2019 photograph of pianist Jan Lisiecki (photography by Sideralis, from Wikimedia Commons, licensed under the Creative Commons Attribution-Share Alike 4.0 International license)
Last night in Herbst Theatre San Francisco Performances (SFP) launched its 2021–2022 Piano Series with the return of Canadian pianist Jan Lisiecki. Lisiecki made his San Francisco debut almost eight years ago under the auspices of the former SFP Young Master Series in December of 2013. Ironically, one of his major offerings at that recital was revisited in last night’s program, entitled Poems of the Night. That was Frédéric Chopin’s Opus 10 collection of twelve études. However, while in 2013 Chopin’s études served to complement the first four of the eight preludes that Olivier Messiaen composed in 1928, this time they were interleaved with eleven Chopin nocturnes selected from five of the six published collections, Opus 9, Opus 15, Opus 27, Opus 32, Opus 48, and Opus 62, as well as two of the posthumously published nocturnes in the keys of C minor and C-sharp minor, respectively.
In 2013, when I was writing for Examiner.com, I observed that Lisiecki’s approach to performance “tended to focus, almost entirely, on technical display, often hammered out with an intensity that bordered on brutality.” This was particularly evident in his account of the Opus 10 études. Sadly, almost eight years later, his rhetorical technique has not changed; it has, instead, spilled over into his approach to Chopin’s nocturnes. As a result the entire evening barreled from one selection to the next with a level of intensity dialed all the way up to eleven. Mind you, cultivating dexterity, particularly at a rapid tempo, may have been one of Chopin’s objectives in composing Opus 10; but it is hard to imagine that he had overlooked the need for expressive rhetoric in the execution of these twelve short pieces. Similarly, rhetoric is paramount across the full scope of his nocturnes, yet Lisiecki performed his selections as if all that mattered was making sure that even the lengthiest of embellishments would fit into his rhythmic infrastructure.
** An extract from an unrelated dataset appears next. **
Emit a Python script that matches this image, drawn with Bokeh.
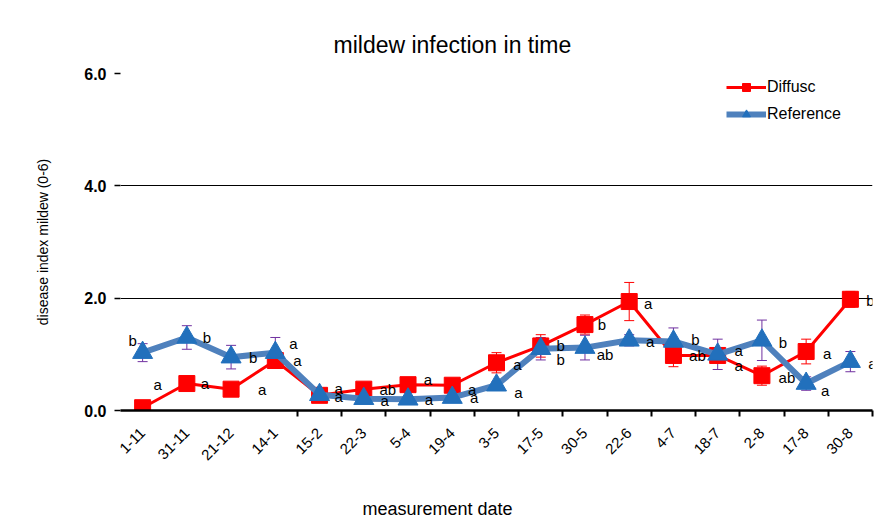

Ironically, about two and one-half years after his debut, Lisiecki returned to San Francisco, this time as soloist in a performance of Wolfgang Amadeus Mozart’s K. 482 piano concerto in E-flat major. This was his debut with the San Francisco Symphony, playing under the baton of James Conlon. On that occasion I suggested that “Lisiecki had learned that there was more to playing the piano than technical display;” but I also observed that Conlon may have had a hand in the pianist’s rhetorical shift. After last night I would say that Conlon definitely held the upper hand and that brutality still rules over Lisiecki the solo recitalist.